The problem is that by the time someone has the physics *nous *to rigorously define suction, they’ll understand why that model doesn’t work.
Most people are totally stuck in an intuitive experiential universe where air and gravity and friction are universals. Not in the real world we inhabit where the vast majority of the Universe is airless, gravityless, and frictionless. So all their “common sense” notions of physics include all these extra variables and behaviors that are really just manifestations of being at the bottom of an atmosphere and a gravity well.
If the Earth was smaller and/or spun faster, wherein Coriolis effects were obvious everyday experiences, folks’ intuitive physics would have features like “objects in motion tend to turn right but by a varying and unpredictable amount, occasionally zero. But never left.”
Unless they lived in the Southern hemisphere in which case the rule would be “objects in motion tend to turn *left *but by a varying and unpredictable amount, occasionally zero. But never right.”
It’s very very hard to fight ingrained “intuitive physics” with anything but raw mathematical power. But that’ll only work on folks able to visualize the consequences of the equations.
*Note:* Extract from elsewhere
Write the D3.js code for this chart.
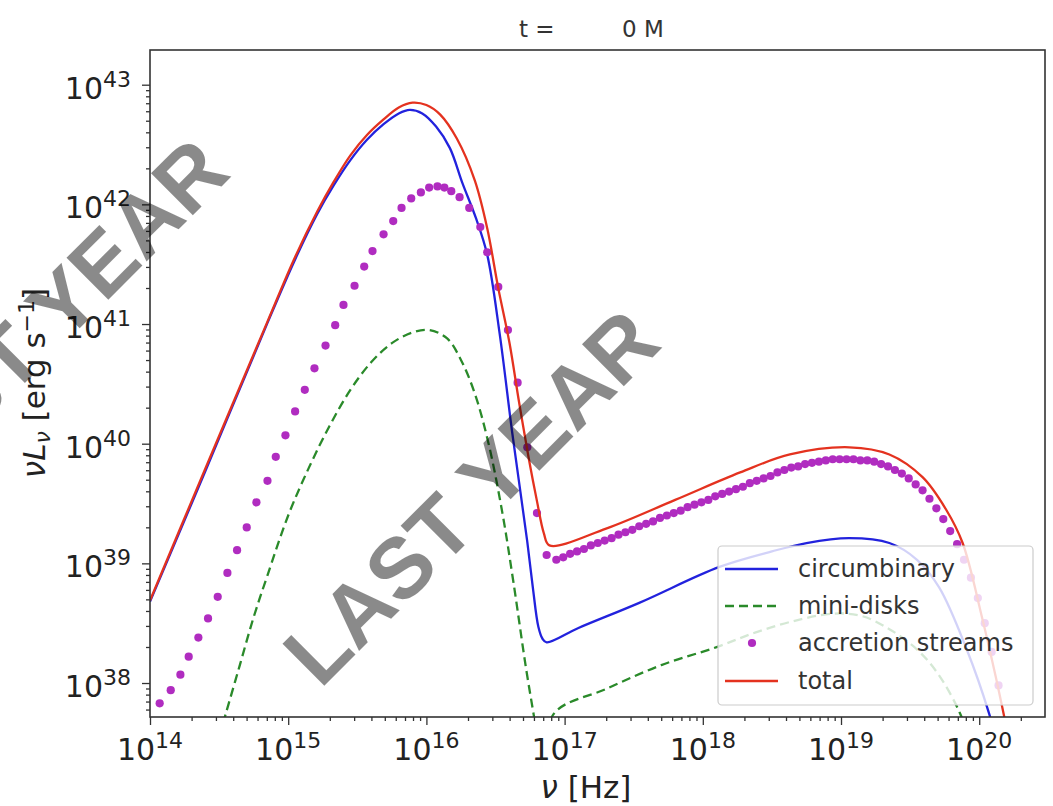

Otherwise they just get literally dizzy: that sensation of stuff both moving and being simultaneously stationary. Both conceptions can’t be true, but your eyes see that they are. HALP!!!
There is the demonstration where one places a cheap yardstick or equivalent on a table with its end overhanging about a foot. Whack the end with a hammer, and the stick goes flying. Lay a single sheet of newspaper (a full double-leaf four page sheet) over the stick and smooth it down. Whack the stick again, and it breaks at the table edge. Air pressure holding the paper down is then said to have immobilized the stick.